ABSTRACT: Seal and Reservoir Characterization of Upper Slope Fan Lithofacies: Example of High-Frequency Variability
Conventional cores of a lowstand sequence (interpreted as a slope fan) reveal fine-scale variability within potential seal and reservoir units and provide insights concerning depositional process, sedimentation rates, and stratigraphic compartmentalization, which are below wire-line log and seismic resolution. The lower cored interval consists of dark gray to black foraminiferal shale representing slow (hemi-pelagic to hemi-turbiditic) deposition during a highstand. This maximum flooding shale is a major correlation marker because of its distinct gamma ray signature; it has an erosional upper contact (sequence boundary).
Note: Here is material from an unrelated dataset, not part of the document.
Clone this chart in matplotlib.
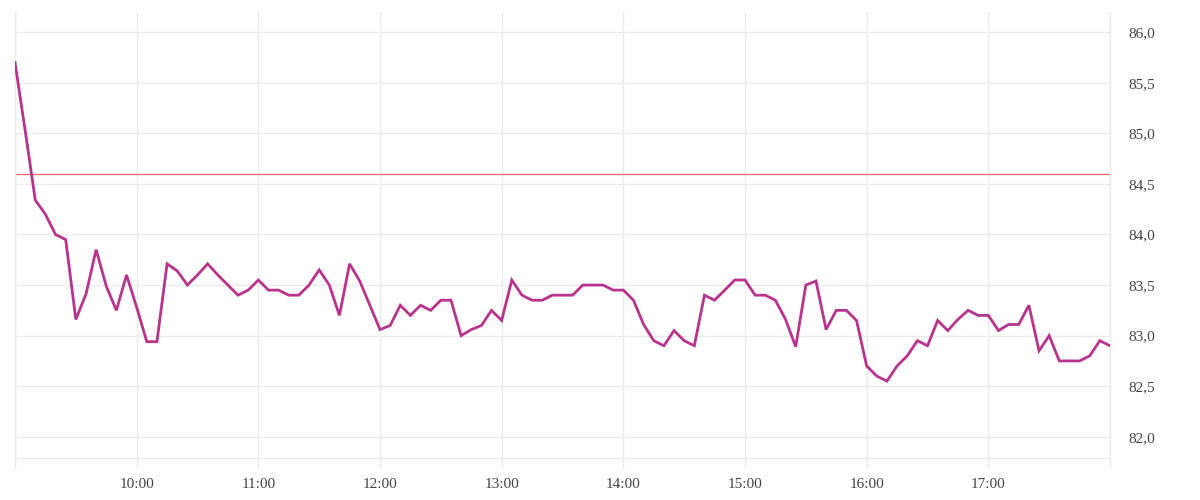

This erosional contact is overlain by stacked, fining-upward stratal packages consisting of: deformed, argillaceous, fine-grained sandstones; sandy mudstones; and very silty gray shales. The sand-prone units consist of thinly interstratified shale, siltstone and sandstone interpreted as blocks of levee deposits that probably slumped into channels. The interstratified sandy mudstones represent thin debris flows. Compartmentalization by numerous shale laminations and clay smears (along micro-faults) is conspicuous. The reservoir character of this argillaceous slope-fan is interpreted as poor (< 10% porosity). Results of high-pressure mercury capillary injection analysis reveal excellent seal character (10% non-wetting saturation > 10,000 psia) is exhibited by the dense kaolinitic shales below the sequence boundary. In contrast, silty shales and argillaceous siltstones from the overlying lowstand units have moderate to poor seal potential. Seal character is related to shale texture and fabric; content of detrital silt; early marine diagenesis (carbonate cementation) and stratigraphic position. These data provide a compelling argument for textural control of seal character induced by sedimentary cycles.
AAPG Search and Discovery Article #90026©2004 AAPG Annual Meeting, Dallas, Texas, April 18-21, 2004.